Is a Hippy Culture Necessary?
Some people argue that Silicon Valley is so successful because of its counterculture, “hippie” heritage. Consider the much-cited anecdote of Steve Jobs’ experimentation with LSD. This idea is explored in detail in John Markoff’s What the Dormouse Said: How the 60s Counterculture Shaped the Personal Computer and Theodore Roszak’s From Satori to Silicon Valley: San Francisco and the American Counterculture.
It is unlikely that Skolkovo is going to become Berkeley, but it is not clear to me that this is a prerequisite. It is hard separating the correlation from the causation. There are other centers of innovation that lack this culture (consider financial innovation in New York or London), and there have been other modernization efforts that lack this culture (consider the Meiji Restoration, Peter the Great’s reforms, etc.) On the flipside, perhaps a bigger driver of technological innovation is military sponsorship. This was explored by Steve Blank in a lecture at Google, and Viktor Vekselberg, the Skolkovo Foundation’s president, has also explicitly commented on Silicon Valley’s military connection in The Atlantic Monthly.
Those of us who came of age after the end of the Cold War see Russia in a very different light than most Russians do. It is easy to see the turmoil of the early 90s, the economic crisis of the late 90s, and the dysfunction of the 2000s and forget how dominant Russia was simply 50 years ago.

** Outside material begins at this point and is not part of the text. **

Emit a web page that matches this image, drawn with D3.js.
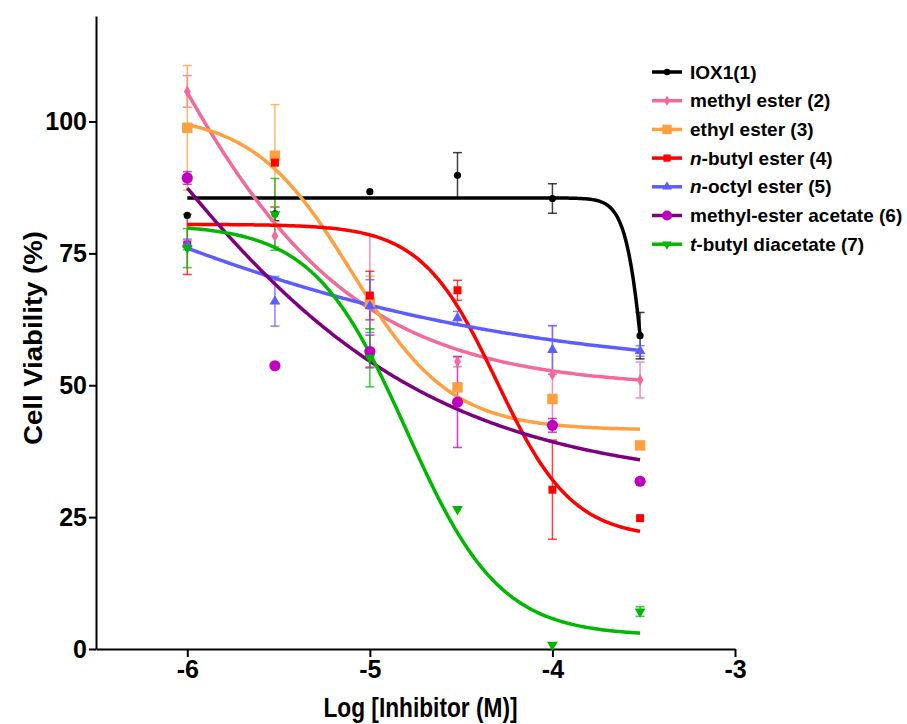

Like many Americans, many Russians believe in Manifest Destiny. Russia’s place in the world order is as a leader; not necessarily as the feared, unpredictable country from the Cold War, but as an indispensable country, as in Napoleonic Europe. Provided this national ambition manifests itself in a positive, economic manner, Russia can emerge as a top country for technology and entrepreneurship. The top VCs who have invested in Russia in the past year certainly believe this.
Note: All views expressed in this article are my own and do not necessarily reflect the views or opinions of TrueBridge Capital Partners.